Source excerpt:
______________________________
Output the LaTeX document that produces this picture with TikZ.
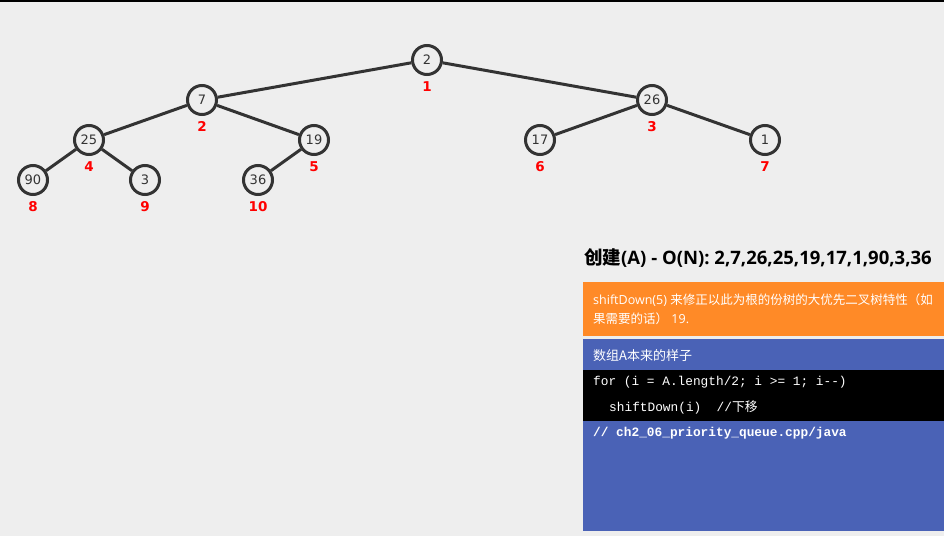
\documentclass[tikz,border=0pt]{standalone}
\usepackage{fontspec}
\setmainfont{Open Sans}
\setmonofont{Liberation Mono}
\newfontfamily\cjk{Noto Sans CJK SC}
\newfontfamily\vfont{DejaVu Sans}
\usetikzlibrary{positioning}
\definecolor{bgray}{HTML}{EEEEEE}
\definecolor{edgegray}{HTML}{333333}
\definecolor{vorange}{HTML}{FF8A27}
\definecolor{vblue}{HTML}{4A62B6}

\begin{document}
\begin{tikzpicture}[x=1pt,y=-1pt,
  vert/.style={circle, draw=edgegray, line width=3pt, fill=bgray, minimum size=29pt, inner sep=0pt, text=edgegray, font=\fontsize{13}{13}\selectfont\vfont},
  idx/.style={text=red, inner sep=0pt, font=\fontsize{13.5}{13.5}\selectfont\vfont\bfseries},
  label distance=5.5pt,
  link/.style={edgegray, line width=3pt},
  txt/.style={anchor=west, inner sep=0pt, text=white}]
\useasboundingbox (0,0) rectangle (944,536);
\fill[bgray] (0,0) rectangle (944,536);
\draw[black, line width=1.5pt] (0,0.75) -- (944,0.75);

% the heap
\node[vert, label={[idx]below:1}] (2) at (427,60) {2};
\node[vert, label={[idx]below:2}] (7) at (202,100) {7};
\node[vert, label={[idx]below:3}] (26) at (652,100) {26};
\node[vert, label={[idx]below:4}] (25) at (89,140) {25};
\node[vert, label={[idx]below:5}] (19) at (314,140) {19};
\node[vert, label={[idx]below:6}] (17) at (540,140) {17};
\node[vert, label={[idx]below:7}] (1) at (765,140) {1};
\node[vert, label={[idx]below:8}] (90) at (33,180) {90};
\node[vert, label={[idx]below:9}] (3) at (145,180) {3};
\node[vert, label={[idx]below:10}] (36) at (258,180) {36};

\draw[link] (2)--(7);
\draw[link] (2)--(26);
\draw[link] (7)--(25);
\draw[link] (7)--(19);
\draw[link] (26)--(17);
\draw[link] (26)--(1);
\draw[link] (25)--(90);
\draw[link] (25)--(3);
\draw[link] (19)--(36);

% the panel
\node[anchor=west, inner sep=0pt, font=\fontsize{18.5}{18.5}\selectfont\bfseries] (title) at (584,258) {{\cjk 创建}(A) - O(N): 2,7,26,25,19,17,1,90,3,36};
\fill[vorange] (583,282) rectangle (944,336);
\node[txt, anchor=north west, align=left, font=\fontsize{12.5}{19}\selectfont] (hint) at (593,294) {shiftDown(5) {\cjk 来修正以此为根的份树的大优先二叉树特性（如}\\{\cjk 果需要的话）} 19.};
\fill[vblue] (583,339) rectangle (944,531);
\fill[black] (583,370) rectangle (944,421);
\node[txt, font=\fontsize{13}{13}\selectfont\cjk] (code0) at (593,356) {数组A本来的样子};
\node[txt, font=\fontsize{12.8}{12.8}\selectfont\ttfamily] (code1) at (593,382) {for (i = A.length/2; i >= 1; i--)};
\node[txt, font=\fontsize{12.8}{12.8}\selectfont\ttfamily] (code2) at (609,407) {shiftDown(i)\ \ //{\cjk 下移}};
\node[txt, font=\fontsize{12.8}{12.8}\selectfont\ttfamily\bfseries] (code3) at (593,433) {// ch2\_06\_priority\_queue.cpp/java};
\end{tikzpicture}
\end{document}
______________________________
Copy nothing but the lines from the top of the material through the line holding "(0,0.75) -- (944,0.75);", exactly as written; omit pictures.

Output the LaTeX document that produces this picture with TikZ.
\documentclass[tikz,border=0pt]{standalone}
\usepackage{fontspec}
\setmainfont{Open Sans}
\setmonofont{Liberation Mono}
\newfontfamily\cjk{Noto Sans CJK SC}
\newfontfamily\vfont{DejaVu Sans}
\usetikzlibrary{positioning}
\definecolor{bgray}{HTML}{EEEEEE}
\definecolor{edgegray}{HTML}{333333}
\definecolor{vorange}{HTML}{FF8A27}
\definecolor{vblue}{HTML}{4A62B6}

\begin{document}
\begin{tikzpicture}[x=1pt,y=-1pt,
  vert/.style={circle, draw=edgegray, line width=3pt, fill=bgray, minimum size=29pt, inner sep=0pt, text=edgegray, font=\fontsize{13}{13}\selectfont\vfont},
  idx/.style={text=red, inner sep=0pt, font=\fontsize{13.5}{13.5}\selectfont\vfont\bfseries},
  label distance=5.5pt,
  link/.style={edgegray, line width=3pt},
  txt/.style={anchor=west, inner sep=0pt, text=white}]
\useasboundingbox (0,0) rectangle (944,536);
\fill[bgray] (0,0) rectangle (944,536);
\draw[black, line width=1.5pt] (0,0.75) -- (944,0.75);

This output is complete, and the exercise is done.